Samstag, 6. September 2008

Jessica

Vorgestern in der U-Bahn dauerte es wie üblich nicht lange, bis am anderen Ende des Waggons eine Stimme erklang.
Eine junge Frau erklärte, sie hätte seit 2 Tagen nichts gegessen und würde sich über Kleingeld für eine Mahlzeit freuen.
Sie war sauber und ordentlich, aber sehr abgemagert.
Sie kam mir gleich bekannt vor, und nach ein paar Sekunden hatte ich sie erkannt: Es war Jessica.
Jessi und ich gingen zusammen zur Schule, sie war in meiner Parallelklasse, wir hatten ein paar Kurse miteinander. Im Englischkurs saßen wir sogar nebeneinander.
Ein nettes, unauffälliges Mädchen ohne erkennbare Probleme und mit mittelprächtigen Noten, und niemand, bei dem man "sowas" erwarten würde.
Sie ging durch den Wagen um die wenigen Kleingeldspenden einzusammeln, bei mir blieb sie stehen und es war deutlich, dass sie auch ein paar Sekunden brauchte, um mich einzuordnen.
Sie begrüßte mich mit einem ziemlich betretenen "Hi!" und warf mir ein verlegenes "Ist halt passiert"-Lächeln zu. Es war ihr wohl peinlich, jemanden aus der Vergangenheit zu sehen, und auch ich kam mir blöd vor, als ich ihr 2€ in die Hand drückte.
Eine unangenehme Situation.
Bahnhof Wittenbergplatz, der Zug hielt, Jessica stieg aus.
Sie drehte sich um, lächelte mir nochmal zu, und schien froh zu sein, dass ich keine Fragen gestellt hatte.

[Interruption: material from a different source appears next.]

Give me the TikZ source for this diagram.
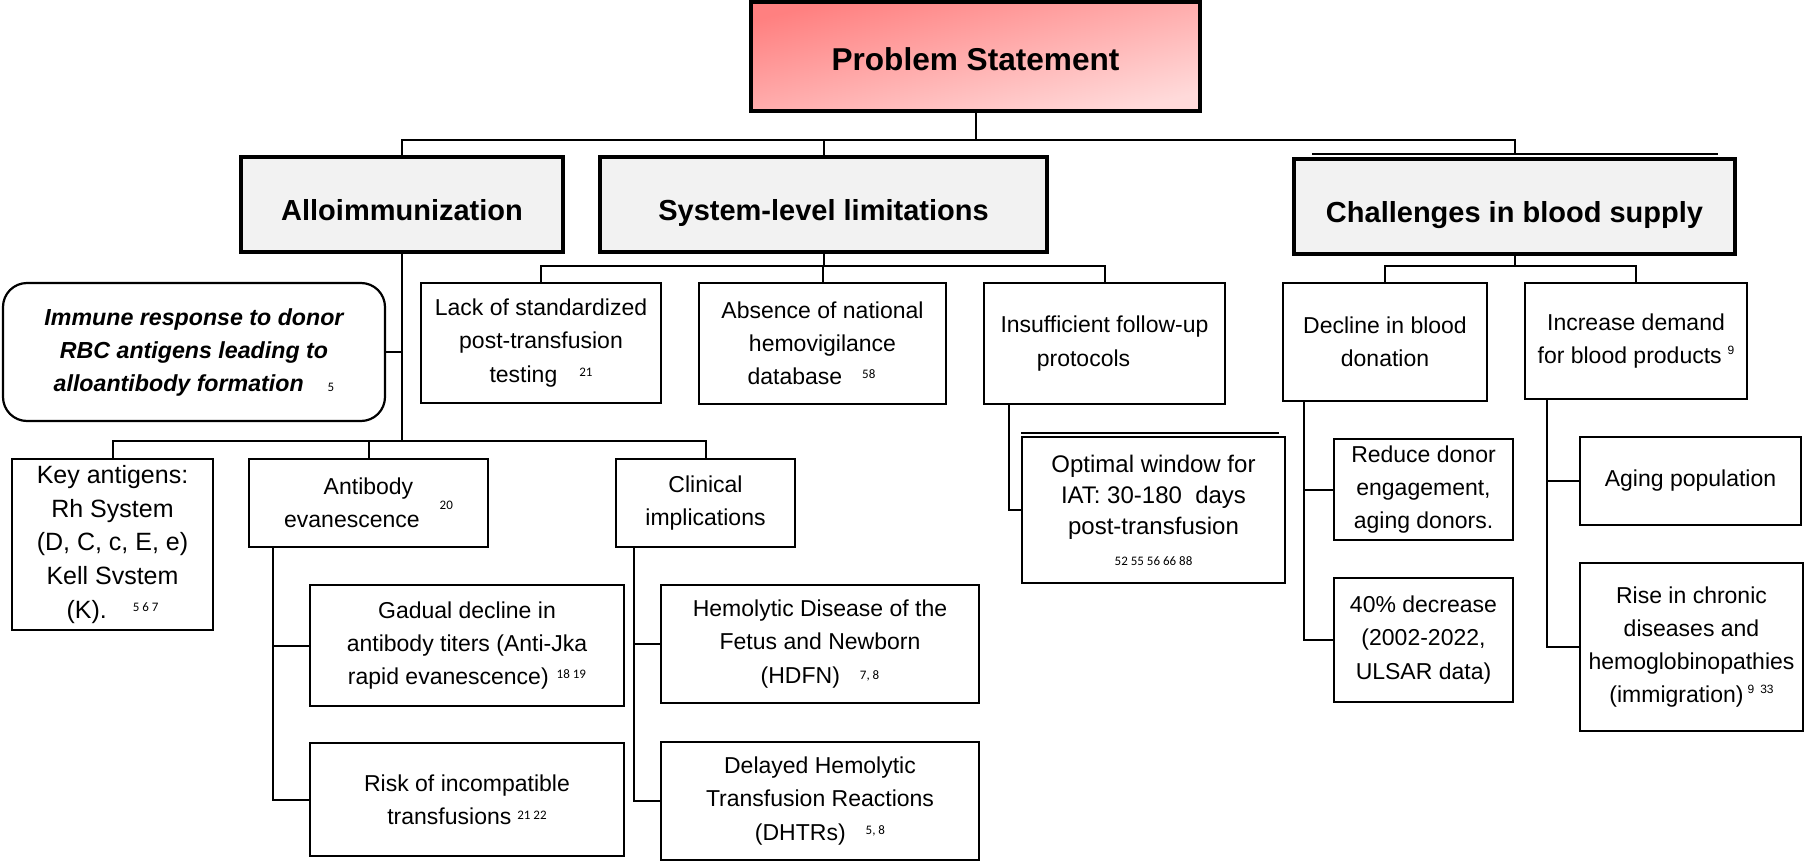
\documentclass[tikz,border=0pt]{standalone}
\usepackage{fontspec}
\setmainfont{Liberation Sans}
\newfontfamily\refont{Carlito}
% reference numbers: Carlito, small, raised by the optional amount
\newcommand{\refn}[2][3pt]{\raisebox{#1}{\fontsize{6.5}{7}\selectfont\refont\mdseries\upshape #2}}
% superscript reference numbers in the body font
\newcommand{\refs}[2][4.5pt]{\raisebox{#1}{\fontsize{6}{7}\selectfont #2}}
\definecolor{headgray}{HTML}{F2F2F2}
\definecolor{probdark}{HTML}{FF8080}
\definecolor{problight}{HTML}{FFDADA}

\tikzset{
  probbox/.style={draw, line width=2pt, top color=probdark, bottom color=problight,
    shading angle=13.6, inner sep=0pt,
    font=\fontsize{15.8}{18}\selectfont\bfseries, text height=13.8pt, text depth=0pt},
  head/.style={draw, line width=1.9pt, fill=headgray, inner sep=0pt,
    font=\fontsize{14.5}{17}\selectfont\bfseries, text height=16.4pt, text depth=0pt},
  leaf/.style={draw, line width=1.1pt, fill=white, inner sep=0pt, align=center,
    font=\fontsize{11.5}{16.6}\selectfont},
  link/.style={line width=1pt},
}

\begin{document}
\begin{tikzpicture}[x=0.5pt, y=-0.5pt]
\useasboundingbox (0,0) rectangle (1805,862);

% ---- top level ----
\node[probbox, minimum width=224.5pt, minimum height=54.5pt] (prob) at (975.5,56.5) {Problem Statement};

\node[head, minimum width=161pt,   minimum height=47.5pt] (allo) at (402,204.5)    {Alloimmunization};
\node[head, minimum width=223.5pt, minimum height=47.5pt] (sys)  at (823.5,204.5)  {System-level limitations};
\node[head, minimum width=220.5pt, minimum height=47.5pt] (chal) at (1514.5,206.5) {Challenges in blood supply};
\draw[line width=1pt] ([xshift=10pt,yshift=1.6pt]chal.north west) -- ([xshift=-9.5pt,yshift=1.6pt]chal.north east);

% ---- alloimmunization branch ----
\node[leaf, rounded corners=12pt, font=\fontsize{11.6}{16.5}\selectfont\bfseries\itshape,
      minimum width=191pt, minimum height=69pt] (immune) at (194,352)
  {Immune response to donor\\RBC antigens leading to\\alloantibody formation\hspace{12pt}\refn[0pt]{5}};

\node[leaf, font=\fontsize{12.5}{16.8}\selectfont, minimum width=100.5pt, minimum height=85.5pt] (key) at (112.5,544.5)
  {Key antigens:\\Rh System\\(D, C, c, E, e)\\Kell Svstem\\(K).\hspace{13pt}\refn[3.5pt]{5 6 7}};
\node[leaf, minimum width=119.5pt, minimum height=44pt] (anti) at (368.5,503)
  {Antibody\\evanescence\hspace{10pt}\refn[9pt]{20}};
\node[leaf, minimum width=89.5pt, minimum height=44pt] (clin) at (705.5,503)
  {Clinical\\implications};

\node[leaf, minimum width=157pt, minimum height=60.5pt] (grad) at (467,645.5)
  {Gadual decline in\\antibody titers (Anti-Jka\\rapid evanescence)\hspace{4pt}\refn[3pt]{18 19}};
\node[leaf, minimum width=157pt, minimum height=56.5pt] (risk) at (467,799.5)
  {Risk of incompatible\\transfusions\hspace{3pt}\refn[2.5pt]{21 22}};
\node[leaf, minimum width=159pt, minimum height=59pt] (hdfn) at (820,644)
  {Hemolytic Disease of the\\Fetus and Newborn\\(HDFN)\hspace{10pt}\refn[2pt]{7, 8}};
\node[leaf, minimum width=159pt, minimum height=59pt] (dhtr) at (820,801)
  {Delayed Hemolytic\\Transfusion Reactions\\(DHTRs)\hspace{10pt}\refn[3pt]{5, 8}};

% ---- system-level branch ----
\node[leaf, minimum width=120pt, minimum height=60pt] (lack) at (541,343)
  {Lack of standardized\\post-transfusion\\testing\hspace{11pt}\refn[3pt]{21}};
\node[leaf, minimum width=123.5pt, minimum height=60.5pt] (absn) at (822.5,343.5)
  {Absence of national\\hemovigilance\\database\hspace{10pt}\refn[3pt]{58}\kern11pt};
\node[leaf, minimum width=120.5pt, minimum height=60.5pt] (insf) at (1104.5,343.5)
  {Insufficient follow-up\\protocols\kern21pt};
\node[leaf, font=\fontsize{12}{15.5}\selectfont, minimum width=131.5pt, minimum height=73pt] (optw) at (1153.5,510)
  {Optimal window for\\IAT: 30-180\ \ days\\post-transfusion\\\refn[0pt]{52 55 56 66 88}};
\draw[line width=1pt] ([yshift=1.6pt]optw.north west) -- ([xshift=-3.5pt,yshift=1.6pt]optw.north east);

% ---- blood supply branch ----
\node[leaf, minimum width=102pt, minimum height=59pt] (decl) at (1385,342)
  {Decline in blood\\donation};
\node[leaf, minimum width=111pt, minimum height=58pt] (incr) at (1636,341)
  {Increase demand\\for blood products\hspace{3pt}\refs{9}};
\node[leaf, minimum width=89.5pt, minimum height=50.5pt] (redu) at (1423.5,489.5)
  {Reduce donor\\engagement,\\aging donors.};
\node[leaf, minimum width=89.5pt, minimum height=62pt] (pct) at (1423.5,640)
  {40\% decrease\\(2002-2022,\\ULSAR data)};
\node[leaf, minimum width=110.5pt, minimum height=44pt] (agin) at (1690.5,481)
  {Aging population};
\node[leaf, minimum width=111.5pt, minimum height=84pt] (rise) at (1691.5,647)
  {Rise in chronic\\diseases and\\hemoglobinopathies\\(immigration)\hspace{2pt}\refs{9\hspace{3pt}33}};

% ---- connectors ----
\draw[link] (prob.south) -- ++(0,27) coordinate (b0);
\draw[link] (allo.north) |- (chal.north |- b0) -- ([yshift=1.6pt]chal.north);
\draw[link] (sys.north) -- (sys.north |- b0);

\draw[link] (sys.south) -- ++(0,12) coordinate (b1);
\draw[link] (lack.north) |- (insf.north |- b1) -- (insf.north);
\draw[link] (absn.north) -- (absn.north |- b1);

\draw[link] (chal.south) -- ++(0,10) coordinate (b2);
\draw[link] (decl.north) |- (incr.north |- b2) -- (incr.north);

\draw[link] (allo.south) -- ++(0,187) coordinate (b3);
\draw[link] (key.north) |- (clin.north |- b3) -- (clin.north);
\draw[link] (anti.north) -- (anti.north |- b3);
\draw[link] (immune.east) -- (immune.east -| allo.south);

\coordinate (antiv) at (273,547);
\draw[link] (antiv) |- (risk.west);
\draw[link] (antiv |- grad.west) -- (grad.west);

\coordinate (clinv) at (634,547);
\draw[link] (clinv) |- (dhtr.west);
\draw[link] (clinv |- hdfn.west) -- (hdfn.west);

\coordinate (insv) at (1009,404);
\draw[link] (insv) |- (optw.west);

\coordinate (declv) at (1304,401);
\draw[link] (declv) |- (pct.west);
\draw[link] (declv |- redu.west) -- (redu.west);

\coordinate (incrv) at (1547,399);
\draw[link] (incrv) |- (rise.west);
\draw[link] (incrv |- agin.west) -- (agin.west);
\end{tikzpicture}
\end{document}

Man sieht jeden Tag Armut und Obdachlosigkeit, aber wenn es jemanden getroffen hat, den man kennt ...

6 Kommentare:

Anonym hat gesagt…

Ganz schön herb, das Erlebnis. Das würde mir mit Sicherheit ganz schön lange nachgehen. Dir vermutlich auch.

Anonym hat gesagt…

Mit einem Tag Abstand - hättest du sie lieber fragen wollen, was dazu geführt hat?

Lebenskoffer hat gesagt…

Weiß ich nicht ... ich war von der Begegnung total geplättet und habe immer noch keine Ahnung, was ich denken soll.
Eigentlich interessiert es mich natürlich, aber andererseits geht mich das doch alles überhaupt nichts an und sie wirkte nicht grade so, als ob sie sich abends mit 3 Pennern und 10 Ratten um eine Decke streiten muss. Vielleicht ist sie ja bloß im Frauenhaus oder sowas ... ist ja alles möglich.
Blöde Sache jedenfalls.

Anonym hat gesagt…

Bloß im frauenhaus? Und sowas speicherst du unter "Mitmenschliches" und 2 Euro ab?
Würde mir sowas passieren, ich würde sie glatt auf ein cafe einladen und helfen.

Heikeee hat gesagt…

Irgendwie hab ich auch als erstes gedacht "und warum fragt man nicht ob man nicht schnell gemeinsam wo auf einen kleinen Snack geht?" Auf der anderen Seite ist man in so einem Moment sicher SPRACHLOS...naja 2€ sind besser wie nichts

Lebenskoffer hat gesagt…

Das Problem war wirklich, dass ich komplett geplättet war.
Bin ich ehrlich gesagt immer noch.
Es ging nur alles so schnell, dass ich gar nicht richtig schalten konnte und quasi mit Autopilot flog. Deshalb die blöden 2€ und die Tatsache, dass ich einfach wie vom Blitz getroffen dort stand und kein vernünftiges Wort herauskriegte.
Wer mal versucht, sich in diese Situation zu versetzen, wird das wohl nachvollziehen können.

Es ist auch nicht so, dass mir sowas in irgendeiner Form egal wäre, und ich versuche immer meinen Teil zu tun, wenn jemand Hilfe braucht.
Der Jessica-Vorfall hat mich mehr mitgenommen als es vielleicht den Anschein hat, und ich habe ihn eigentlich nur aus diesem Grund gebloggt. Und um vielleicht auch andere Menschen daran zu erinnern, dass Obdachlose und Bettler ganz normale Leute sind.